RECORDS SHOWN:
+===+
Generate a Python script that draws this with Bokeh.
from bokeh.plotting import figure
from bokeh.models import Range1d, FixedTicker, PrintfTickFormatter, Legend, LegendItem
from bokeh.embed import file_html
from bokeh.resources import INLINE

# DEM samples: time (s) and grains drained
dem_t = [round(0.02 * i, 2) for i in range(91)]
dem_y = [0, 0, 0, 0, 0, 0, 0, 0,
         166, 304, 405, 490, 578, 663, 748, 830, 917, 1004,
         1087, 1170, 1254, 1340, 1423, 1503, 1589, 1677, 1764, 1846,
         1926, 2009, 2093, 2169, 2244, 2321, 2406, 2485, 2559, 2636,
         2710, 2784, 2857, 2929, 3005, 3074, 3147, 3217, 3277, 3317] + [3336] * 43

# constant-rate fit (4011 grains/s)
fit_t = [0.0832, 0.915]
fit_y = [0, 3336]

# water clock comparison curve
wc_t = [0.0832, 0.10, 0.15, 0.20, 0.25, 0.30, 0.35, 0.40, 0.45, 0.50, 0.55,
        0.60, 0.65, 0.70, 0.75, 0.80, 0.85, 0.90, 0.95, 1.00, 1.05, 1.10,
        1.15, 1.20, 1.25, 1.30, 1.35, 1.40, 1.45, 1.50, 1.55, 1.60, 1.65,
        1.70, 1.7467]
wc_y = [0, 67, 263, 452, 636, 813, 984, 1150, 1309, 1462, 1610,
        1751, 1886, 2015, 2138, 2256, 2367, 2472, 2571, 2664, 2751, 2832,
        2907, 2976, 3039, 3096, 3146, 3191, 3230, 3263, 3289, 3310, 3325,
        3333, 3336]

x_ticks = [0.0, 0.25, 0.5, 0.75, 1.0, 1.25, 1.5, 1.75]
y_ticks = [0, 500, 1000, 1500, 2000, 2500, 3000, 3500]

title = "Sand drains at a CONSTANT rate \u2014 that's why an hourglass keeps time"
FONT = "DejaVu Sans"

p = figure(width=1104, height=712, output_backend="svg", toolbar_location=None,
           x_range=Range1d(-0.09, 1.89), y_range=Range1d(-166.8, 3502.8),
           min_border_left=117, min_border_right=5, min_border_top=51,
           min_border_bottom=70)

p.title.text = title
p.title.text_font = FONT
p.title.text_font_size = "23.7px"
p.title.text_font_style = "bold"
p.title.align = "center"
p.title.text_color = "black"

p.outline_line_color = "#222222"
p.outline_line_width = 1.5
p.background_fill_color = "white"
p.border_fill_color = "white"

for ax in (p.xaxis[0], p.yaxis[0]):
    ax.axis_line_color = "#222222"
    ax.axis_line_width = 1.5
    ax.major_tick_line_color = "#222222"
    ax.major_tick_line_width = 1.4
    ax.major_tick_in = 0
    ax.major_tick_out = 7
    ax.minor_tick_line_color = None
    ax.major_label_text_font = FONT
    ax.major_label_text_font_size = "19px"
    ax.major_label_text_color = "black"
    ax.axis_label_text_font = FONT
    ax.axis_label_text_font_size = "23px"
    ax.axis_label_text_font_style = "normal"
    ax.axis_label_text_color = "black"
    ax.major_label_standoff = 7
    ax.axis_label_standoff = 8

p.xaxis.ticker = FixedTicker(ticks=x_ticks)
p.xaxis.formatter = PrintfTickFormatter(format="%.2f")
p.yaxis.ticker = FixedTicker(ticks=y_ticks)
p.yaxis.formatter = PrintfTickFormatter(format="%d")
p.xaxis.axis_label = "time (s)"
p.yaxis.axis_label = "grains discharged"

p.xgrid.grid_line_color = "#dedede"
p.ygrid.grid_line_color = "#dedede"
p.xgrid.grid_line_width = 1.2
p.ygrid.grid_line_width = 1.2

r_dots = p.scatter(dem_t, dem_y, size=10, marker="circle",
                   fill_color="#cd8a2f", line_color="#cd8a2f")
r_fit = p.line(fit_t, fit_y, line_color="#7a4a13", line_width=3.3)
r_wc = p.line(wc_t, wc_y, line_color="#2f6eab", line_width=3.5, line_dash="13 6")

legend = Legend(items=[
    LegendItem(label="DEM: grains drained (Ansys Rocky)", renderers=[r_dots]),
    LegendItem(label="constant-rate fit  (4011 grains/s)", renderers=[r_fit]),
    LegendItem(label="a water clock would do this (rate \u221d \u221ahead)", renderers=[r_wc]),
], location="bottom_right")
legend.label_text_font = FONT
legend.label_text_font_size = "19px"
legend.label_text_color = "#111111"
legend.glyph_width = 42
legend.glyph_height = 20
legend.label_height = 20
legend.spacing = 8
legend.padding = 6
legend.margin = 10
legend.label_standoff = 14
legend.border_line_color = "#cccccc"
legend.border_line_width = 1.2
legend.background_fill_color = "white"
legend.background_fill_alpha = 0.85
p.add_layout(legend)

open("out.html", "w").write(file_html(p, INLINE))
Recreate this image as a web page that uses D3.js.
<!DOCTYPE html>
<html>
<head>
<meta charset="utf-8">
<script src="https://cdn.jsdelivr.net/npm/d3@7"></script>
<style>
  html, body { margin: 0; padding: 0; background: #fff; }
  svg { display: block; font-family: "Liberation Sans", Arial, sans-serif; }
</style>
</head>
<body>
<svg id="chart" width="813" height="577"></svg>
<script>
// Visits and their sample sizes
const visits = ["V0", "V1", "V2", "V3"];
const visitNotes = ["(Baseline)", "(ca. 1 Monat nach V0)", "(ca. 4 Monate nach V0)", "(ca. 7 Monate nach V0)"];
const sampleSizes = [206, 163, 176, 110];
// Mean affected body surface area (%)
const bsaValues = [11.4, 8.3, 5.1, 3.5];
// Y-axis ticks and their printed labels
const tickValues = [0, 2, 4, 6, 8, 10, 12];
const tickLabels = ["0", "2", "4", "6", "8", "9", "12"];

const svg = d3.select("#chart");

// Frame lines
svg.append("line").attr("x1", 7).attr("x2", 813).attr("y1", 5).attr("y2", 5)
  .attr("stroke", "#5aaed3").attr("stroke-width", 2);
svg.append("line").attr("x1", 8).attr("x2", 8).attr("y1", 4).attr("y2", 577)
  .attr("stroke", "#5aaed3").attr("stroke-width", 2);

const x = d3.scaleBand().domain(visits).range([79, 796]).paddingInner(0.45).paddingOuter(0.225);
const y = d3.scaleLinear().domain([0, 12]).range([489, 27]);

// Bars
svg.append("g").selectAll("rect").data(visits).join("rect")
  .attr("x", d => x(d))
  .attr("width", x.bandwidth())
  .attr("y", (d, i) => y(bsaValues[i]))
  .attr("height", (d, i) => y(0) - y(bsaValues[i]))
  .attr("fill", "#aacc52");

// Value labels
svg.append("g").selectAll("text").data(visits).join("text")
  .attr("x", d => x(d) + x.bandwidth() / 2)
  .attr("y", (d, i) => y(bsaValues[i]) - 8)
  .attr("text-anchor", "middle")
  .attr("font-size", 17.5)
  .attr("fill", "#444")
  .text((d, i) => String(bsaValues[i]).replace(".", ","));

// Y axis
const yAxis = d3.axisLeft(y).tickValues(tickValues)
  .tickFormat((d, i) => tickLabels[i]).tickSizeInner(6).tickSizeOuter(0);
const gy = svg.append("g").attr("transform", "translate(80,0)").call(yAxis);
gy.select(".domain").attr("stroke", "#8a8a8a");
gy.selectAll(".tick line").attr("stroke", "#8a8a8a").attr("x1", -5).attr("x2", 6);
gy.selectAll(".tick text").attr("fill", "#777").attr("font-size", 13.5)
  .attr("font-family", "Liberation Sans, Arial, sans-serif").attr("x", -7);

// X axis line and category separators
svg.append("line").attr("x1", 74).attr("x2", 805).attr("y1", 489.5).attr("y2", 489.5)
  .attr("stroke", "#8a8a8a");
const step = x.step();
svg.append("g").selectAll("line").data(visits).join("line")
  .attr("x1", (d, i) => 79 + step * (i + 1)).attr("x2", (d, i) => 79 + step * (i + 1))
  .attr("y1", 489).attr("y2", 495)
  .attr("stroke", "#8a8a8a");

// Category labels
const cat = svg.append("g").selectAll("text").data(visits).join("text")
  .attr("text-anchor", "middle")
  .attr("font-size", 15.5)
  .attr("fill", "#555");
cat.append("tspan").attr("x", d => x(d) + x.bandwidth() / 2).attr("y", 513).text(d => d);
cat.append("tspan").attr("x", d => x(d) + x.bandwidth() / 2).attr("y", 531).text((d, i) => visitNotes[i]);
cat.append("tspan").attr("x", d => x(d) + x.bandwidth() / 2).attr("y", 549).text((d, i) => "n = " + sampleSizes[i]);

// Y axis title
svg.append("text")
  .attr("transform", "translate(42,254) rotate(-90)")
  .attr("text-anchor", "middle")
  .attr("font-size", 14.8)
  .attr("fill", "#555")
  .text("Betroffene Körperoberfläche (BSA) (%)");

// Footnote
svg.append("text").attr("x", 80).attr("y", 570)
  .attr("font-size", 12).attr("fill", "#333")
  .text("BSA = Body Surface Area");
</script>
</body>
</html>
+===+
AIM OF THE TASK: Write out the listing's lines exactly, from its first line through the line that contains "fit_y = [0, 3336]", and stop there.

EXERCISE OUTPUT:
Generate a Python script that draws this with Bokeh.
from bokeh.plotting import figure
from bokeh.models import Range1d, FixedTicker, PrintfTickFormatter, Legend, LegendItem
from bokeh.embed import file_html
from bokeh.resources import INLINE

# DEM samples: time (s) and grains drained
dem_t = [round(0.02 * i, 2) for i in range(91)]
dem_y = [0, 0, 0, 0, 0, 0, 0, 0,
         166, 304, 405, 490, 578, 663, 748, 830, 917, 1004,
         1087, 1170, 1254, 1340, 1423, 1503, 1589, 1677, 1764, 1846,
         1926, 2009, 2093, 2169, 2244, 2321, 2406, 2485, 2559, 2636,
         2710, 2784, 2857, 2929, 3005, 3074, 3147, 3217, 3277, 3317] + [3336] * 43

# constant-rate fit (4011 grains/s)
fit_t = [0.0832, 0.915]
fit_y = [0, 3336]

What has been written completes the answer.